• **The data**
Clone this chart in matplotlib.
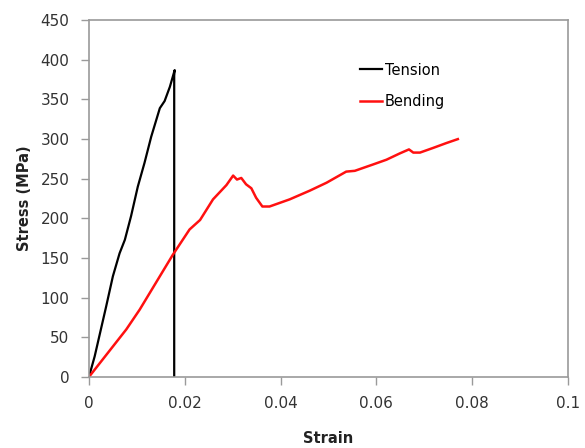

--

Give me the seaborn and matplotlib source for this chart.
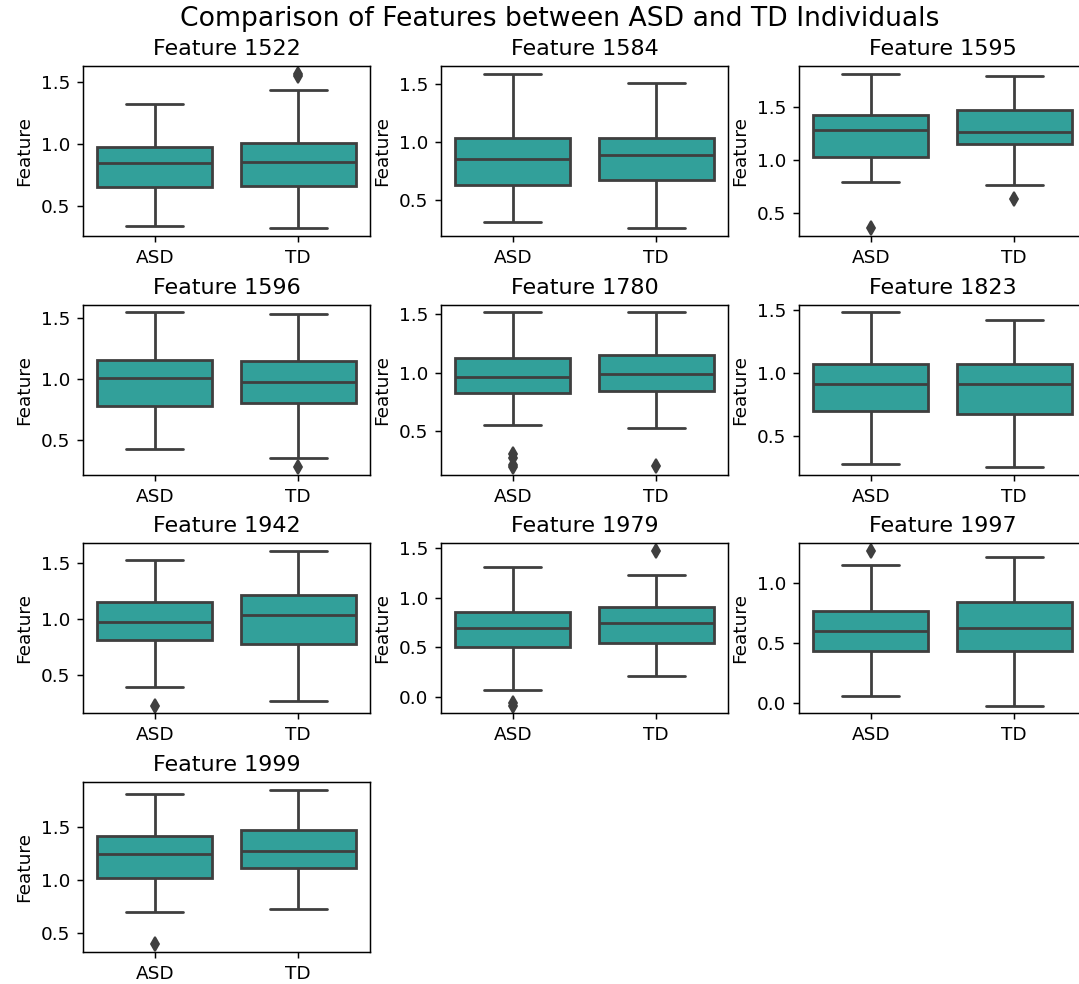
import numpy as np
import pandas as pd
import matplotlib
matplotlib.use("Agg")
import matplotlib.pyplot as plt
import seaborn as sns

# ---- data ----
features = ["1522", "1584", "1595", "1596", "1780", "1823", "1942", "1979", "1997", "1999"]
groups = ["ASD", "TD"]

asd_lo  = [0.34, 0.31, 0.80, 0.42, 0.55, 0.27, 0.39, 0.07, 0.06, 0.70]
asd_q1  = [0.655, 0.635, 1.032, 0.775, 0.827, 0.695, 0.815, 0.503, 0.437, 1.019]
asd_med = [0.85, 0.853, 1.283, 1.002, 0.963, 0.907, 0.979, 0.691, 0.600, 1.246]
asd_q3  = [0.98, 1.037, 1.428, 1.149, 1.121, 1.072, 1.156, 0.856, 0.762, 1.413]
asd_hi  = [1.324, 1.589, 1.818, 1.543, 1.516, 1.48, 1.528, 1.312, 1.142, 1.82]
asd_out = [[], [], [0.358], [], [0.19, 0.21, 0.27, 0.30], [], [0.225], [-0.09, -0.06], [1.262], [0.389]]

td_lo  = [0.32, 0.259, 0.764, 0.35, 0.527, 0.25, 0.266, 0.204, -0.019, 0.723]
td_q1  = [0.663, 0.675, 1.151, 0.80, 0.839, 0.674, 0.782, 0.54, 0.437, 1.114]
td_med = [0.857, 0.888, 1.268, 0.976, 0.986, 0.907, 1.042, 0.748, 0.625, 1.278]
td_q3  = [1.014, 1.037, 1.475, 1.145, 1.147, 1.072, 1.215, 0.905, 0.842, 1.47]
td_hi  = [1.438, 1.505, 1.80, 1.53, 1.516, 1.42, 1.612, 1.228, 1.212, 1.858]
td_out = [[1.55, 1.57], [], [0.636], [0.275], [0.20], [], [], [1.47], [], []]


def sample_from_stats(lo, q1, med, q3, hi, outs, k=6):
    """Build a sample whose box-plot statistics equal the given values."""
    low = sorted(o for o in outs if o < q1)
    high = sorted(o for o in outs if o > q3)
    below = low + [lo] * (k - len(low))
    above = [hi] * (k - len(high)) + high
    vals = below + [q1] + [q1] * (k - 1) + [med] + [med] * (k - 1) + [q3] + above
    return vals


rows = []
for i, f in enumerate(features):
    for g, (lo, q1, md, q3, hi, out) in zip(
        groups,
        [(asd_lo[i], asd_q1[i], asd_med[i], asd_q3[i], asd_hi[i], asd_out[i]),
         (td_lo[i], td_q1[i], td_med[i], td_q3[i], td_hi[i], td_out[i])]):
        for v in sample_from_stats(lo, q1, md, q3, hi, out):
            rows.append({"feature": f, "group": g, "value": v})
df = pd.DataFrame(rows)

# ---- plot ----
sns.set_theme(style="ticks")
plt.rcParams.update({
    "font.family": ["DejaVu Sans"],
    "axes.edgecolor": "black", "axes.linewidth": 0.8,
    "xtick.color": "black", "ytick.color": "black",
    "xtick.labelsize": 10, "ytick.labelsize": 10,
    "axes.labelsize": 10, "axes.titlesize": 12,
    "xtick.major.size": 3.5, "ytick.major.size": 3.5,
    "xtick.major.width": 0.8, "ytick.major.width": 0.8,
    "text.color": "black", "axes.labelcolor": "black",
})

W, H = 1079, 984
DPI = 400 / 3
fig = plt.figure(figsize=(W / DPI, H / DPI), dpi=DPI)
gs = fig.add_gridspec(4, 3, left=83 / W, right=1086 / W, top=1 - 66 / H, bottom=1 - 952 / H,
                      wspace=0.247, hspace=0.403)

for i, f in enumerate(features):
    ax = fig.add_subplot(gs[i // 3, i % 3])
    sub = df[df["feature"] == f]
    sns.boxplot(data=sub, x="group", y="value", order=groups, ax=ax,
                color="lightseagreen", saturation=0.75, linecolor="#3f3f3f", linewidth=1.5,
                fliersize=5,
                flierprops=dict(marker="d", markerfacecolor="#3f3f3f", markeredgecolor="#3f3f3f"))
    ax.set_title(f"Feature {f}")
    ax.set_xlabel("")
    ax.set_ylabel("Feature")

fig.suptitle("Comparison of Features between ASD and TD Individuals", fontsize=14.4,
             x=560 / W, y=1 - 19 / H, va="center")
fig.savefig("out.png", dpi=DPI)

==

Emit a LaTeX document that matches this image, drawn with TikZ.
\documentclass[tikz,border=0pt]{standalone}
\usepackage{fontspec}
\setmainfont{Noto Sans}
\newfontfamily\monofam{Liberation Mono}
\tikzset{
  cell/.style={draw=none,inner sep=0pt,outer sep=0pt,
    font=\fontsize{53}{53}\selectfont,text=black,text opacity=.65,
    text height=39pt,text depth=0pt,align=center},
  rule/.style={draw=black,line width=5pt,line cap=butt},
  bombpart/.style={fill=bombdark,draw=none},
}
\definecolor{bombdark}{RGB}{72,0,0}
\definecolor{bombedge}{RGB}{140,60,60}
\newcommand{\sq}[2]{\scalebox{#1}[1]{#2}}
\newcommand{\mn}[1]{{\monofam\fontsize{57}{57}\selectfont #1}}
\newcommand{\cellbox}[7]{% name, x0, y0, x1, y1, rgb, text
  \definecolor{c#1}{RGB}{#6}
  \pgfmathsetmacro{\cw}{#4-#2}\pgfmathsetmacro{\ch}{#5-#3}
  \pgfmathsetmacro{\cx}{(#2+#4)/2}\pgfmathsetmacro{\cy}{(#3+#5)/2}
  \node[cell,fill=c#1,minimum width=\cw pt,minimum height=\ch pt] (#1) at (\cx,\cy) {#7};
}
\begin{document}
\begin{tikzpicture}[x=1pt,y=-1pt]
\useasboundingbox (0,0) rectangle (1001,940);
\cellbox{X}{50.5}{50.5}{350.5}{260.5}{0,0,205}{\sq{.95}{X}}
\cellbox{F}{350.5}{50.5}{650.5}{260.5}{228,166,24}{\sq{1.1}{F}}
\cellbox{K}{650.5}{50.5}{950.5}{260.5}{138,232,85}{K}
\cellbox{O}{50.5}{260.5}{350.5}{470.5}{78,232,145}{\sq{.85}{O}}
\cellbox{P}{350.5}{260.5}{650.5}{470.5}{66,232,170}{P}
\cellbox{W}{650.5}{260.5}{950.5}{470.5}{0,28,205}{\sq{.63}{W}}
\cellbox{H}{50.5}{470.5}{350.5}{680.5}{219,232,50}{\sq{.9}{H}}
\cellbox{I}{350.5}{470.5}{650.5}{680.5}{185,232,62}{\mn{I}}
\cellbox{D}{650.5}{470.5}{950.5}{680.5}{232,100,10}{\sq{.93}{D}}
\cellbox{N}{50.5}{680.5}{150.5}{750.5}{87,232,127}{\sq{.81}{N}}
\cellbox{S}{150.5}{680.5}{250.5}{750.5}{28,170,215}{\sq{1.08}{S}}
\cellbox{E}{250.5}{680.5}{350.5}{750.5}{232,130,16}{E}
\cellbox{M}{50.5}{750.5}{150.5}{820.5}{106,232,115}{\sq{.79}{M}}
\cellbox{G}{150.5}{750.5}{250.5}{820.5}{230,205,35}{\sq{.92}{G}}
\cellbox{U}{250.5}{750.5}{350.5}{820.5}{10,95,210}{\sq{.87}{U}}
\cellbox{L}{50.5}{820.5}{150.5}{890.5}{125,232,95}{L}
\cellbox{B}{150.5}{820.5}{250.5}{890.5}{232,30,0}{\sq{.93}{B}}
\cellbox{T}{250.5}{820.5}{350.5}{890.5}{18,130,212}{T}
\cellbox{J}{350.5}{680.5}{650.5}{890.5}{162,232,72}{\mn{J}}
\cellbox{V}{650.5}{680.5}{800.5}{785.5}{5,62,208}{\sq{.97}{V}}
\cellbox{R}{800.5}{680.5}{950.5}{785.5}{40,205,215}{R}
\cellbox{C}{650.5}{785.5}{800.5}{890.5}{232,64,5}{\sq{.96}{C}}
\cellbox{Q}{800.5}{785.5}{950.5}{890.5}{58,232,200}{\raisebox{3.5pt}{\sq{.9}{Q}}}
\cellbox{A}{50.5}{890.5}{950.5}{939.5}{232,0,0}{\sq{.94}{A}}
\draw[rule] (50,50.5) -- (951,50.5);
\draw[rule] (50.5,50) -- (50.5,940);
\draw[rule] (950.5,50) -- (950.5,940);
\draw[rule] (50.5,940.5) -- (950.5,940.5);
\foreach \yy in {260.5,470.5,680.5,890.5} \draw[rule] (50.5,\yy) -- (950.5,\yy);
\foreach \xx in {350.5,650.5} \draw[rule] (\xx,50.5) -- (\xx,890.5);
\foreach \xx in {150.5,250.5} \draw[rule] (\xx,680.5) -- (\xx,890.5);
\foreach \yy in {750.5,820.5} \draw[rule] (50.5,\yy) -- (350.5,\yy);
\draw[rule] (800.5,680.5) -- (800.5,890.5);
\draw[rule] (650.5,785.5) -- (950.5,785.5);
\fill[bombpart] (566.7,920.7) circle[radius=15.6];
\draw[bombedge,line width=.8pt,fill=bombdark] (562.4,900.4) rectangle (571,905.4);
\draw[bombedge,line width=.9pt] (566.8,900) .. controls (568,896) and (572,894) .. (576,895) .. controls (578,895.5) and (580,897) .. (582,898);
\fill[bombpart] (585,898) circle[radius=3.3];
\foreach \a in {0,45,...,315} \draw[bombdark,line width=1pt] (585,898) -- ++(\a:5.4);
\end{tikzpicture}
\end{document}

• **Exercise requirements**
Extract each line from the listing that holds the word "seaborn".

• **Correct response**
Give me the seaborn and matplotlib source for this chart.
import seaborn as sns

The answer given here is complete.